Short problem
Exactly the lines from the one with "Emit a Python" to the one with "p.ygrid.ticker = FixedTicker(ticks=y_ticks)", both included, are to be printed again; leave out the rest.

Supplied records
(begin)

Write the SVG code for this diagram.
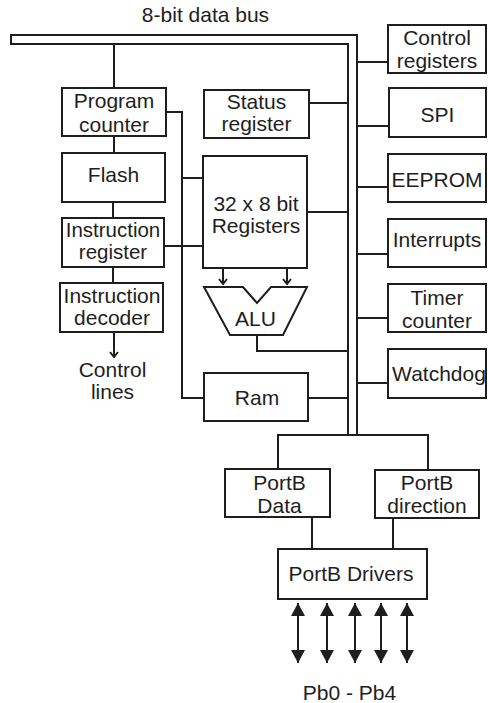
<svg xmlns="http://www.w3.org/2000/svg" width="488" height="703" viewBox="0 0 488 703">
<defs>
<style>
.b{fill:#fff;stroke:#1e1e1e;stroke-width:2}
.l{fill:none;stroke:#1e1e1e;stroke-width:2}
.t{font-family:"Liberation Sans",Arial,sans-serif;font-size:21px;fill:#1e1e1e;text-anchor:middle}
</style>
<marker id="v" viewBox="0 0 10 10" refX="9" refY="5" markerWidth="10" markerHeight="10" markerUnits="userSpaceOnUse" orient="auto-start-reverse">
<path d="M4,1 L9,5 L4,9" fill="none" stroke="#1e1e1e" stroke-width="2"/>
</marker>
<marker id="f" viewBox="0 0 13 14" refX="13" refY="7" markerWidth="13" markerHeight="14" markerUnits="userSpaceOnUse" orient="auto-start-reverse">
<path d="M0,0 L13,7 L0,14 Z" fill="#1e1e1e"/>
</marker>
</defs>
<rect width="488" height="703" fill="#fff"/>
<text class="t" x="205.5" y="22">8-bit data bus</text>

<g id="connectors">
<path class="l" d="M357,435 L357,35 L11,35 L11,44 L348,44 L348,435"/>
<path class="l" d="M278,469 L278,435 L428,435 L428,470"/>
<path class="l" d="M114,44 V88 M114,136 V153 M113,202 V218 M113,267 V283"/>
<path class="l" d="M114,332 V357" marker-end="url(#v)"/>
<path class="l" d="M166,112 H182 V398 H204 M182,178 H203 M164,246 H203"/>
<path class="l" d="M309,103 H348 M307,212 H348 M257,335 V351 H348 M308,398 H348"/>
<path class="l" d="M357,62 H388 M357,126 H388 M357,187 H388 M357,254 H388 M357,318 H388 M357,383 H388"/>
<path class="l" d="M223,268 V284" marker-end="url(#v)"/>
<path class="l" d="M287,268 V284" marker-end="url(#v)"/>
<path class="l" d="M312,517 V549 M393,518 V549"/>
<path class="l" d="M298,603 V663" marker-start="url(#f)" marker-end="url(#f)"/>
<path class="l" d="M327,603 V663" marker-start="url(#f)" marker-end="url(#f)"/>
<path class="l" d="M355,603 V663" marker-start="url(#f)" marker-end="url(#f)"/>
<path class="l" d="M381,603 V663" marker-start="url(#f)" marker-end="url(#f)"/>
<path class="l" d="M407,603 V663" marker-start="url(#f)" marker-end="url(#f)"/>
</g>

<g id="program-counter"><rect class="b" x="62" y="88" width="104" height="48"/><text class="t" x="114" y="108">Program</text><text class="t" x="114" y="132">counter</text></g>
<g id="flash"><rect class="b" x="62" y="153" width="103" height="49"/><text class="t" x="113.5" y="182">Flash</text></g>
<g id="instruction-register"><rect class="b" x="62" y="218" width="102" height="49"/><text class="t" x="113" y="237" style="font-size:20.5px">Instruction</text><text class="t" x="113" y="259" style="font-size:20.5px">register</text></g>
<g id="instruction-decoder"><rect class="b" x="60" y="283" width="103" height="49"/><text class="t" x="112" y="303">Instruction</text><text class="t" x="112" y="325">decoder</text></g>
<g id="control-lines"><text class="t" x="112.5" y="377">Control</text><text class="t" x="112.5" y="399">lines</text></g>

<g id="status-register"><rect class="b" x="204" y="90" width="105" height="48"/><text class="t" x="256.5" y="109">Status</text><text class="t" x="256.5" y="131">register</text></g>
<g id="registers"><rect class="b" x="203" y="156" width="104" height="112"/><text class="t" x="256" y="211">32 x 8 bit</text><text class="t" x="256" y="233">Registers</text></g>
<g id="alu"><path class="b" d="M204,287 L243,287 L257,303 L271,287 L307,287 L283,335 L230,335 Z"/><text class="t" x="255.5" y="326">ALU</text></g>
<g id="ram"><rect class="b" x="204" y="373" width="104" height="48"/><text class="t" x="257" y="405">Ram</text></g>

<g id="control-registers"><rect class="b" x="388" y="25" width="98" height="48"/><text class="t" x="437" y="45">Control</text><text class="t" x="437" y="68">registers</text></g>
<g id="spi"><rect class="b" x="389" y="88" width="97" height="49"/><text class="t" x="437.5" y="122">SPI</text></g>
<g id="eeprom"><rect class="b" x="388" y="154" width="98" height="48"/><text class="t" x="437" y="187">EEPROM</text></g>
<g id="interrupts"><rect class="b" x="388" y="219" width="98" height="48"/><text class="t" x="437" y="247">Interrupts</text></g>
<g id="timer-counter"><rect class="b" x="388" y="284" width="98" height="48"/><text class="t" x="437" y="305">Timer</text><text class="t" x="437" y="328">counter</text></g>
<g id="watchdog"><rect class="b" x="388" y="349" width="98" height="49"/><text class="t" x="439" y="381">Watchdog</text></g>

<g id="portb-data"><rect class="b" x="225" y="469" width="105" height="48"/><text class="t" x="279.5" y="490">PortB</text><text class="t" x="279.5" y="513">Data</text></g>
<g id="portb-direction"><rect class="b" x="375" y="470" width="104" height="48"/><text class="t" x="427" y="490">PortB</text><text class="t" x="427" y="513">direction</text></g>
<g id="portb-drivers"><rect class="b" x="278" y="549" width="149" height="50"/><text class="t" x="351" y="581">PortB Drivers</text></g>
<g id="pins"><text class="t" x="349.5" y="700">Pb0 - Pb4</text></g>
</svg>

(end)
(begin)

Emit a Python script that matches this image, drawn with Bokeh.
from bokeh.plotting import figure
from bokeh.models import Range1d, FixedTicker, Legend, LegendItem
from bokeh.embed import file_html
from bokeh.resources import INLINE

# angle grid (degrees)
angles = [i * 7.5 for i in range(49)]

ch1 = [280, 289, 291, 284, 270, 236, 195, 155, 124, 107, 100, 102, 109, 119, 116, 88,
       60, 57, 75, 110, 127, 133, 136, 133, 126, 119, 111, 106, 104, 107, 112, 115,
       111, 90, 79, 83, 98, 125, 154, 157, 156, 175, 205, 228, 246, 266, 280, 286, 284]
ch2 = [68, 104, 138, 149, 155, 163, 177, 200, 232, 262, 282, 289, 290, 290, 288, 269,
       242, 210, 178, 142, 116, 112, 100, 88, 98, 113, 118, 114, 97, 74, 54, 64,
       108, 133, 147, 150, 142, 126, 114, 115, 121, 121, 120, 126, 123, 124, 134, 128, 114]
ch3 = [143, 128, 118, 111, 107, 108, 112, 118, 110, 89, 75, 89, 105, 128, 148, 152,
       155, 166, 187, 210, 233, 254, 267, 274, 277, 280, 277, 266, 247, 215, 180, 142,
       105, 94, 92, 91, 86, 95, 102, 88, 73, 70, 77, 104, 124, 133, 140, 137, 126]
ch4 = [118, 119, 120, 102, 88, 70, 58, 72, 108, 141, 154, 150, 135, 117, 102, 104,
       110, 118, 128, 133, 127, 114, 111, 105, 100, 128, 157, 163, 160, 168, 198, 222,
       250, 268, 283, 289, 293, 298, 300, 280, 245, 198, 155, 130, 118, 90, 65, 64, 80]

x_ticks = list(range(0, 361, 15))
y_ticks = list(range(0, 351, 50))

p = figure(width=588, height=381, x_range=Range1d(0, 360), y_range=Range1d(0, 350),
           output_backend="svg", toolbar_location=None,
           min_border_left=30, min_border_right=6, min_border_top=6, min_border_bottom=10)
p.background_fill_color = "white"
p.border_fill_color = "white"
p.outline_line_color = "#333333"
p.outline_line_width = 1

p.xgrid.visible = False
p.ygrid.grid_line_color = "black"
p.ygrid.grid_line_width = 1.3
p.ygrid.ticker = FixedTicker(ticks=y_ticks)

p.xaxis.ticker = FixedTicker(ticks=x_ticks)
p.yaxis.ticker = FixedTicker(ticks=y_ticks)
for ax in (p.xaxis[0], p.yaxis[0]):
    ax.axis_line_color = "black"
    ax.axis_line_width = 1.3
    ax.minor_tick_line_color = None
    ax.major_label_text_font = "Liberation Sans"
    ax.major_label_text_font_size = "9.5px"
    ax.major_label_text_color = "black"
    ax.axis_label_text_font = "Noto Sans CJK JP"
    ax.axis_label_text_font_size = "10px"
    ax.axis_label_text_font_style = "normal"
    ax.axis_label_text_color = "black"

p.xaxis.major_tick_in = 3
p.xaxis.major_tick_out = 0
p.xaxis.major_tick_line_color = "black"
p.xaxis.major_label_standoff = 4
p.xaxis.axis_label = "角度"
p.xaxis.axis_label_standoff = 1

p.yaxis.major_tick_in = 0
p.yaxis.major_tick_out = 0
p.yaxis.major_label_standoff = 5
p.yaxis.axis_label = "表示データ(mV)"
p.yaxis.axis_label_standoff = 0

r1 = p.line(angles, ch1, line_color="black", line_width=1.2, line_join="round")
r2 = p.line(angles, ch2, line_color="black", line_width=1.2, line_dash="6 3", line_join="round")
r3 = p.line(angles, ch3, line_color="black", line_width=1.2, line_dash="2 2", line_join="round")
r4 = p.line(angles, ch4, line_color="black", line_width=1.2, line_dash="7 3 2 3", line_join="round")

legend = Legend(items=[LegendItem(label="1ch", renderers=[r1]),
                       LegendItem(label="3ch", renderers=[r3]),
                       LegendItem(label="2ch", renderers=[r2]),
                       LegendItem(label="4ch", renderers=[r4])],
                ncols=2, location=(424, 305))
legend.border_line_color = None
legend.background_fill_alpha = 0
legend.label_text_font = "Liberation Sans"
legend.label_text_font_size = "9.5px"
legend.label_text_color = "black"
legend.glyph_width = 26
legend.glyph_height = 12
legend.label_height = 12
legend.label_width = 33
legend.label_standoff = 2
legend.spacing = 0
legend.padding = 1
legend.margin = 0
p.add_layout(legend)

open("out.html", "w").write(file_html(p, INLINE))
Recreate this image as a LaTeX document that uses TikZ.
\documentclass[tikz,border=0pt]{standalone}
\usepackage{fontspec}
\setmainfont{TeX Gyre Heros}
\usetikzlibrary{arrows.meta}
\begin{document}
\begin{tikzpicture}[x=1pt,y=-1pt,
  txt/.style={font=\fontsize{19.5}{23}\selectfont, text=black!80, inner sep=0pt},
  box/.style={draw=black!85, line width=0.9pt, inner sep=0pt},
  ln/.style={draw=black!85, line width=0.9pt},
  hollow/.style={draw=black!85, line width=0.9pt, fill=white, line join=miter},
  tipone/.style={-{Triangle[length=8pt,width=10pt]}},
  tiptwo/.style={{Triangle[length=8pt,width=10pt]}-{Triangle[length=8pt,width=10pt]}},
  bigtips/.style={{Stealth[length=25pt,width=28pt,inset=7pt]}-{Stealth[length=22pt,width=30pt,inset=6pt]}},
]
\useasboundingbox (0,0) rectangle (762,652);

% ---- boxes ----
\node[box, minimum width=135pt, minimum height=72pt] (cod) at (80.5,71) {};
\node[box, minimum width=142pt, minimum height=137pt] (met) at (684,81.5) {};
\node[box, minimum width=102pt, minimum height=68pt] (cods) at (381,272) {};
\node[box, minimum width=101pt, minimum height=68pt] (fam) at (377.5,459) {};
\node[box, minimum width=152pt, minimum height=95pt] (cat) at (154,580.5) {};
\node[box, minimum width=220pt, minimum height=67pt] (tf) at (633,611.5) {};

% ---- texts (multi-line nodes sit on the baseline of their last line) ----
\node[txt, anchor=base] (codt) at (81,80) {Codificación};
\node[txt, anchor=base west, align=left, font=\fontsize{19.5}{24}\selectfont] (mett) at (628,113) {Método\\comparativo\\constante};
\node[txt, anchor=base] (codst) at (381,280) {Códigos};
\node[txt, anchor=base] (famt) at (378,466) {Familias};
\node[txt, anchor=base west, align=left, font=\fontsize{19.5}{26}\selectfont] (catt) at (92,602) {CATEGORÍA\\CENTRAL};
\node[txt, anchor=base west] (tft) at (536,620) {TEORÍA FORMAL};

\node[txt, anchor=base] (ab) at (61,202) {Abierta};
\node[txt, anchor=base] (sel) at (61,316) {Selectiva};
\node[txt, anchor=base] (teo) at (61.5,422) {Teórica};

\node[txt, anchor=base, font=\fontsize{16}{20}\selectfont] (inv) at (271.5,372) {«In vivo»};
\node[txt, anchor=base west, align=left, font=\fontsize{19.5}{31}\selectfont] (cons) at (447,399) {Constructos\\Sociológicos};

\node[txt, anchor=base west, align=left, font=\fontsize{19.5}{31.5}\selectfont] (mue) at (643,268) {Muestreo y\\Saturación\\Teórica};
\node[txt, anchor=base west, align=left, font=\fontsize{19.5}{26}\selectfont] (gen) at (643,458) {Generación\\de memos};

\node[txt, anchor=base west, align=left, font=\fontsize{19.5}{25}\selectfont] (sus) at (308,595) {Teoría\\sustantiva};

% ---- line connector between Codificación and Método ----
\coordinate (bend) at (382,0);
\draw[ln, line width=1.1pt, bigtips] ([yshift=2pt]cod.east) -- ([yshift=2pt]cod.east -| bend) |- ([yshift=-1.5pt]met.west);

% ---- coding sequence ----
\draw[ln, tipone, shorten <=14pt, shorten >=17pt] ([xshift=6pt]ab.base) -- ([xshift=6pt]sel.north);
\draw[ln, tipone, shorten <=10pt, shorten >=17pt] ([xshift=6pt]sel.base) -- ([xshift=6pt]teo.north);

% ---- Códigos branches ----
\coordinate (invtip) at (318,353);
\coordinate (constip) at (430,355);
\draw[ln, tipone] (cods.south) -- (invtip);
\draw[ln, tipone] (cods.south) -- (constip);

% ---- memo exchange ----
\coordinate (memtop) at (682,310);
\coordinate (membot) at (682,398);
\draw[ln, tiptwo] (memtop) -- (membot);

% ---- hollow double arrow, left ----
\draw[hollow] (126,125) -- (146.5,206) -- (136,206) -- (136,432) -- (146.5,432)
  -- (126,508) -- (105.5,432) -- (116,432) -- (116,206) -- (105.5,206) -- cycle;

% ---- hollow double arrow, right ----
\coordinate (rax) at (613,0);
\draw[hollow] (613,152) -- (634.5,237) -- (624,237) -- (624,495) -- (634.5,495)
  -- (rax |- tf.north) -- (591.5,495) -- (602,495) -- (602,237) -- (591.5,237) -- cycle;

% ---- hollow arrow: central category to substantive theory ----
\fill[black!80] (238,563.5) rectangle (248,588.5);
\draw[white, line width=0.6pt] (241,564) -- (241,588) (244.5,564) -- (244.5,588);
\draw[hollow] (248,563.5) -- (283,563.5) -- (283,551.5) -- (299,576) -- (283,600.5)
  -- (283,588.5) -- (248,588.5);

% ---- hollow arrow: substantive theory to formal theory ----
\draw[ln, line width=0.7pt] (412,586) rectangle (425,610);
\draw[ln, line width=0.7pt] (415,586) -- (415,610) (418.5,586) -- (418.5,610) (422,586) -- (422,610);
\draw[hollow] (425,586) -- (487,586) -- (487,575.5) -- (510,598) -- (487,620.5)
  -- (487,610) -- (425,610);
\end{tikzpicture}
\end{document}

(end)

Solution below
Emit a Python script that matches this image, drawn with Bokeh.
from bokeh.plotting import figure
from bokeh.models import Range1d, FixedTicker, Legend, LegendItem
from bokeh.embed import file_html
from bokeh.resources import INLINE

# angle grid (degrees)
angles = [i * 7.5 for i in range(49)]

ch1 = [280, 289, 291, 284, 270, 236, 195, 155, 124, 107, 100, 102, 109, 119, 116, 88,
       60, 57, 75, 110, 127, 133, 136, 133, 126, 119, 111, 106, 104, 107, 112, 115,
       111, 90, 79, 83, 98, 125, 154, 157, 156, 175, 205, 228, 246, 266, 280, 286, 284]
ch2 = [68, 104, 138, 149, 155, 163, 177, 200, 232, 262, 282, 289, 290, 290, 288, 269,
       242, 210, 178, 142, 116, 112, 100, 88, 98, 113, 118, 114, 97, 74, 54, 64,
       108, 133, 147, 150, 142, 126, 114, 115, 121, 121, 120, 126, 123, 124, 134, 128, 114]
ch3 = [143, 128, 118, 111, 107, 108, 112, 118, 110, 89, 75, 89, 105, 128, 148, 152,
       155, 166, 187, 210, 233, 254, 267, 274, 277, 280, 277, 266, 247, 215, 180, 142,
       105, 94, 92, 91, 86, 95, 102, 88, 73, 70, 77, 104, 124, 133, 140, 137, 126]
ch4 = [118, 119, 120, 102, 88, 70, 58, 72, 108, 141, 154, 150, 135, 117, 102, 104,
       110, 118, 128, 133, 127, 114, 111, 105, 100, 128, 157, 163, 160, 168, 198, 222,
       250, 268, 283, 289, 293, 298, 300, 280, 245, 198, 155, 130, 118, 90, 65, 64, 80]

x_ticks = list(range(0, 361, 15))
y_ticks = list(range(0, 351, 50))

p = figure(width=588, height=381, x_range=Range1d(0, 360), y_range=Range1d(0, 350),
           output_backend="svg", toolbar_location=None,
           min_border_left=30, min_border_right=6, min_border_top=6, min_border_bottom=10)
p.background_fill_color = "white"
p.border_fill_color = "white"
p.outline_line_color = "#333333"
p.outline_line_width = 1

p.xgrid.visible = False
p.ygrid.grid_line_color = "black"
p.ygrid.grid_line_width = 1.3
p.ygrid.ticker = FixedTicker(ticks=y_ticks)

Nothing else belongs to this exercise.